The presidential debates have in the past been hidebound affairs – and with good reason. Between 1988 and 2020, the non-partisan Commission on Presidential Debates organized the process, lining up moderators on its own. Modern politics, however, seem to have overspilled the traditional container. The candidates and their campaigns would rather play to their constituencies and avoid some of the architecture of traditional debate logistics, which seek to limit some of the outbursts that have become inevitable in a social-media age (and often prove ineffective in doing so).

Republicans and Democrats have been eager to circumvent the organization their own parties set in motion in 1987, after several elections in which the debates were put together by the League of Women Voters. In 2020, Trump and Biden abandoned their final CPD debate in favor of dueling town halls. Biden took to ABC News, while NBC News counter-programmed by dispatching a canny Savannah Guthrie to moderate Trump.

Now, everything about these debates is up for grabs.

The CPD typically held the events closer to Election Day in November. The campaigns recognize, however, that voters can cast their ballots earlier via mail-in options, and want to get ahead of that. The CPD debates were independent, and various TV networks served as distributors, not organizers. The moderator was picked by the non-partisan organization. Big media companies have become the sources in 2024, using the debates to promote their own anchors and correspondents and get their trademarks and graphics picked up by rivals. They are even interrupting the flow of conversation with commercial breaks. After all, if a big-audience broadcast can’t generate revenue in the hard-knock era of streaming video and linear audience declines, what good is it?

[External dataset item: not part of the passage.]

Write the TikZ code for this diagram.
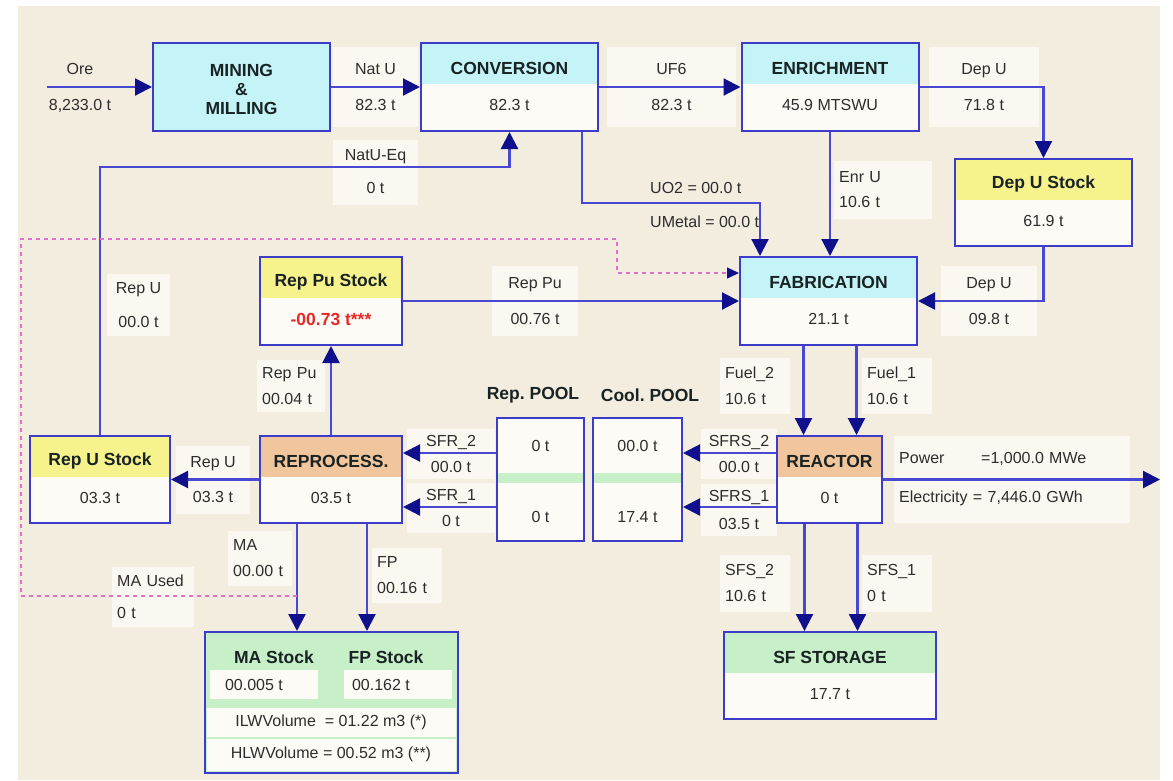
\documentclass[tikz,border=0pt]{standalone}
\usepackage{fontspec}
\setmainfont{Liberation Sans}
\usetikzlibrary{arrows.meta}

\definecolor{bgc}{RGB}{243,237,224}
\definecolor{lblc}{RGB}{251,248,241}
\definecolor{bodyc}{RGB}{253,251,245}
\definecolor{boxc}{RGB}{60,60,200}
\definecolor{linec}{RGB}{72,72,210}
\definecolor{tipc}{RGB}{16,16,140}
\definecolor{cyanc}{RGB}{196,243,248}
\definecolor{yelc}{RGB}{246,242,140}
\definecolor{orac}{RGB}{242,198,156}
\definecolor{grnc}{RGB}{200,240,200}
\definecolor{pinkc}{RGB}{226,110,210}
\definecolor{redc}{RGB}{232,40,40}
\definecolor{txtc}{RGB}{45,45,45}
\definecolor{ttlc}{RGB}{25,35,35}

\newcommand\lblfont{\fontsize{16}{19}\selectfont}
\newcommand\ttlfont{\fontsize{17.5}{19}\selectfont\bfseries}
\frenchspacing

\tikzset{
  box/.style={draw=boxc, line width=2pt, fill=bodyc, inner sep=0pt},
  hdr/.style={path picture={\fill[#1] (path picture bounding box.north west) rectangle ([yshift=-41pt]path picture bounding box.north east);}},
  band/.style={path picture={\fill[grnc] ([yshift=6.5pt]path picture bounding box.west) rectangle ([yshift=-3.5pt]path picture bounding box.east);}},
  ttl/.style={font=\ttlfont, text=ttlc, inner sep=0pt},
  val/.style={font=\lblfont, text=txtc, inner sep=0pt},
  lbl/.style={fill=lblc, font=\lblfont, text=txtc, inner sep=0pt, align=center},
  lbll/.style={fill=lblc, font=\lblfont, text=txtc, inner ysep=0pt, inner xsep=5pt, align=left, anchor=west},
  flow/.style={draw=linec, line width=2.2pt, -{Triangle[length=17pt, width=17pt, color=tipc]}},
  reflow/.style={draw=pinkc, line width=1.4pt, dash pattern=on 4pt off 4pt, -{Triangle[length=12pt, width=11pt, color=tipc]}},
}

\begin{document}
\begin{tikzpicture}[x=1pt, y=-1pt]
  \useasboundingbox (0,0) rectangle (1173,780);
  \fill[white] (0,0) rectangle (1173,780);
  \fill[bgc] (18,6) rectangle (1160,780);

  % flow labels
  \node[val, align=center] (lore) at (80,88) {Ore\\[17pt]8,233.0 t};
  \node[lbl, minimum width=85pt, minimum height=80pt] (lnat) at (375.5,87) {Nat U\\[17pt]82.3 t};
  \node[lbl, minimum width=129pt, minimum height=80pt] (luf) at (671.5,87) {UF6\\[17pt]82.3 t};
  \node[lbl, minimum width=110pt, minimum height=80pt] (ldep) at (984,87) {Dep U\\[17pt]71.8 t};
  \node[lbl, minimum width=85pt, minimum height=65pt] (lnateq) at (375.5,172) {NatU-Eq\\[14pt]0 t};
  \node[val, align=left, anchor=west] (luo) at (650,205) {UO2 = 00.0 t\\[15pt]UMetal = 00.0 t};
  \node[lbll, text width=88pt, minimum height=58pt] (lenr) at (834,190) {Enr U\\[6pt]10.6 t};
  \node[lbl, minimum width=63pt, minimum height=62pt] (lrepu) at (138.5,305) {Rep U\\[15pt]00.0 t};
  \node[lbl, minimum width=86pt, minimum height=70pt] (lreppu) at (535,301) {Rep Pu\\[17pt]00.76 t};
  \node[lbl, minimum width=96pt, minimum height=70pt] (ldep2) at (989,301) {Dep U\\[17pt]09.8 t};
  \node[lbll, text width=58pt, minimum height=52pt] (lreppu2) at (257,386) {Rep Pu\\[7pt]00.04 t};
  \node[lbll, text width=60pt, minimum height=56pt] (lfuel2) at (720,386) {Fuel\_2\\[7pt]10.6 t};
  \node[lbll, text width=60pt, minimum height=56pt] (lfuel1) at (862,386) {Fuel\_1\\[7pt]10.6 t};
  \node[lbl, minimum width=74pt, minimum height=68pt] (lrepu2) at (213,480) {Rep U\\[16pt]03.3 t};
  \node[lbl, minimum width=88pt, minimum height=50pt] (lsfr2) at (451,454) {SFR\_2\\[7pt]00.0 t};
  \node[lbl, minimum width=88pt, minimum height=50pt] (lsfr1) at (451,508) {SFR\_1\\[7pt]0 t};
  \node[lbl, minimum width=76pt, minimum height=50pt] (lsfrs2) at (739,454) {SFRS\_2\\[7pt]00.0 t};
  \node[lbl, minimum width=76pt, minimum height=52pt] (lsfrs1) at (739,510) {SFRS\_1\\[9pt]03.5 t};
  \node[lbll, text width=226pt, minimum height=87pt] (lpow) at (894,479) {\makebox[82pt][l]{Power}=1,000.0 MWe\\[20pt]Electricity = 7,446.0 GWh};
  \node[lbll, text width=60pt, minimum height=57pt] (lsfs2) at (720,583) {SFS\_2\\[7pt]10.6 t};
  \node[lbll, text width=60pt, minimum height=57pt] (lsfs1) at (862,583) {SFS\_1\\[7pt]0 t};
  \node[lbll, text width=54pt, minimum height=55pt] (lma) at (228,558) {MA\\[7pt]00.00 t};
  \node[lbll, text width=60pt, minimum height=55pt] (lfp) at (372,575) {FP\\[7pt]00.16 t};
  \node[lbll, text width=72pt, minimum height=60pt] (lmau) at (112,597) {MA Used\\[13pt]0 t};

  % boxes
  \node[box, fill=cyanc, minimum width=177pt, minimum height=88pt] (mine) at (241.5,87) {};
  \node[box, hdr=cyanc, minimum width=177pt, minimum height=88pt] (conv) at (509.5,87) {};
  \node[box, hdr=cyanc, minimum width=177pt, minimum height=88pt] (enr) at (830,87) {};
  \node[box, hdr=yelc, minimum width=177pt, minimum height=87pt] (depst) at (1043.5,202.5) {};
  \node[box, hdr=cyanc, minimum width=177pt, minimum height=88pt] (fab) at (828.5,301) {};
  \node[box, hdr=yelc, minimum width=142pt, minimum height=88pt] (reppu) at (331,301) {};
  \node[box, hdr=yelc, minimum width=140pt, minimum height=87pt] (repust) at (100,479.5) {};
  \node[box, hdr=orac, minimum width=142pt, minimum height=87pt] (repro) at (331,479.5) {};
  \node[box, hdr=orac, minimum width=105pt, minimum height=87pt] (reac) at (829.5,479.5) {};
  \node[box, band, minimum width=87pt, minimum height=123pt] (reppool) at (540.5,479.5) {};
  \node[box, band, minimum width=89pt, minimum height=123pt] (coolpool) at (637.5,479.5) {};
  \node[box, hdr=grnc, minimum width=212pt, minimum height=87pt] (sfst) at (830,675.5) {};
  \node[box, fill=grnc, minimum width=253pt, minimum height=141pt] (mafp) at (331.5,702.5) {};

  % connectors
  \coordinate (orein) at (47,87);
  \coordinate (powout) at (1160,479.5);
  \draw[flow] (orein) -- (mine.west);
  \draw[flow] (mine) -- (conv);
  \draw[flow] (conv) -- (enr);
  \draw[flow] (enr.east) -| (depst.north);
  \draw[flow] (depst.south) |- (fab.east);
  \draw[flow] (enr.south) -- (enr.south |- fab.north);
  \draw[flow] ([xshift=72.5pt]conv.south) -- ++(0,71) -| ([xshift=-68.5pt]fab.north);
  \draw[flow] (repust.north) -- ++(0,-268) -| (conv.south);
  \draw[flow] (reppu) -- (fab);
  \draw[flow] (repro) -- (reppu);
  \draw[flow] (repro) -- (repust);
  \draw[flow] ([yshift=26.5pt]reppool.west) -- ([yshift=26.5pt]repro.east);
  \draw[flow] ([yshift=-27.5pt]reppool.west) -- ([yshift=-27.5pt]repro.east);
  \draw[flow] ([yshift=26.5pt]reac.west) -- ([yshift=26.5pt]coolpool.east);
  \draw[flow] ([yshift=-27.5pt]reac.west) -- ([yshift=-27.5pt]coolpool.east);
  \foreach \dx in {-25,28}
    \draw[flow] ([xshift=\dx pt]fab.south) -- ([xshift=\dx pt]fab.south |- reac.north);
  \foreach \dx in {-25,28}
    \draw[flow] ([xshift=\dx pt]reac.south) -- ([xshift=\dx pt]reac.south |- sfst.north);
  \foreach \dx in {-34,36}
    \draw[flow] ([xshift=\dx pt]repro.south) -- ([xshift=\dx pt]repro.south |- mafp.north);
  \draw[flow] (reac) -- (powout);
  \coordinate (mau) at (297,596);
  \coordinate (dsw) at (21,596);
  \coordinate (dnw) at (21,239);
  \coordinate (dne) at (617,239);
  \draw[reflow] (mau) -- (dsw) -- (dnw) -- (dne) |- ([yshift=28pt]fab.west);

  % box texts
  \node[ttl, align=center] (mine-t) at ([yshift=-2pt]mine.center) {MINING\\\&\\MILLING};
  \foreach \n/\t/\v in {conv/CONVERSION/82.3 t, enr/ENRICHMENT/45.9 MTSWU, depst/Dep U Stock/61.9 t,
      fab/FABRICATION/21.1 t, repust/Rep U Stock/03.3 t, repro/REPROCESS./03.5 t,
      reac/REACTOR/0 t, sfst/SF STORAGE/17.7 t} {
    \node[ttl] (\n-t) at ([yshift=-26pt]\n.north) {\t};
    \node[val] (\n-v) at ([yshift=-63pt]\n.north) {\v};
  }
  \node[ttl] (reppu-t) at ([yshift=-26pt]reppu.north) {Rep Pu Stock};
  \node[ttl, text=redc] (reppu-v) at ([yshift=-63pt]reppu.north) {-00.73 t***};

  % pools
  \node[ttl] (trp) at (533,395) {Rep. POOL};
  \node[ttl] (tcp) at (650,395) {Cool. POOL};
  \node[val] (rp2) at (540.5,446) {0 t};
  \node[val] (rp1) at (540.5,517) {0 t};
  \node[val] (cp2) at (637.5,446) {00.0 t};
  \node[val] (cp1) at (637.5,517) {17.4 t};

  % MA / FP stock
  \fill[bodyc] (210,670) rectangle (318,699);
  \fill[bodyc] (344,670) rectangle (452,699);
  \fill[bodyc] (207,708) rectangle (456,737);
  \fill[bodyc] (207,738.5) rectangle (456,771);
  \node[ttl] (mas-t) at (274,657) {MA Stock};
  \node[ttl] (fps-t) at (386,657) {FP Stock};
  \node[val] (mas-v) at (254,685) {00.005 t};
  \node[val] (fps-v) at (381,685) {00.162 t};
  \node[val] (ilw) at (331,722) {ILWVolume \ = 01.22 m3 (*)};
  \node[val] (hlw) at (331,754) {HLWVolume = 00.52 m3 (**)};
\end{tikzpicture}
\end{document}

ABC News’ decision had its detractors. Some Trump supporters felt Muir and Davis focused their fact-checks on Trump and not on Harris. During CNN’s post-event analysis, David Urban, a former Trump advisor, felt the moderators put Trump under a microscope that they didn’t use on Harris. Yet Scott Jennings, a conservative stalwart on CNN, told him that “It is a little hard to complain about the refs when you’re not making your own jump shots.”

The Disney-backed news outlet has new things to prove. This debate was ABC News’ first major event under Almin Karamehmedovic, who was named president of ABC News less than a month ago. It is also a major production under the auspices of Debra OConnell, who was elevated to lead both ABC stations and its national newsgathering business in February, and who has spent much of her time in recent months reconfiguring ABC News.

Whether ABC News’ leaning in will be emulated remains to be seen. Even so, at least one thing is clear: The rules that have governed presidential debates and other types of news specials have probably changed — permanently.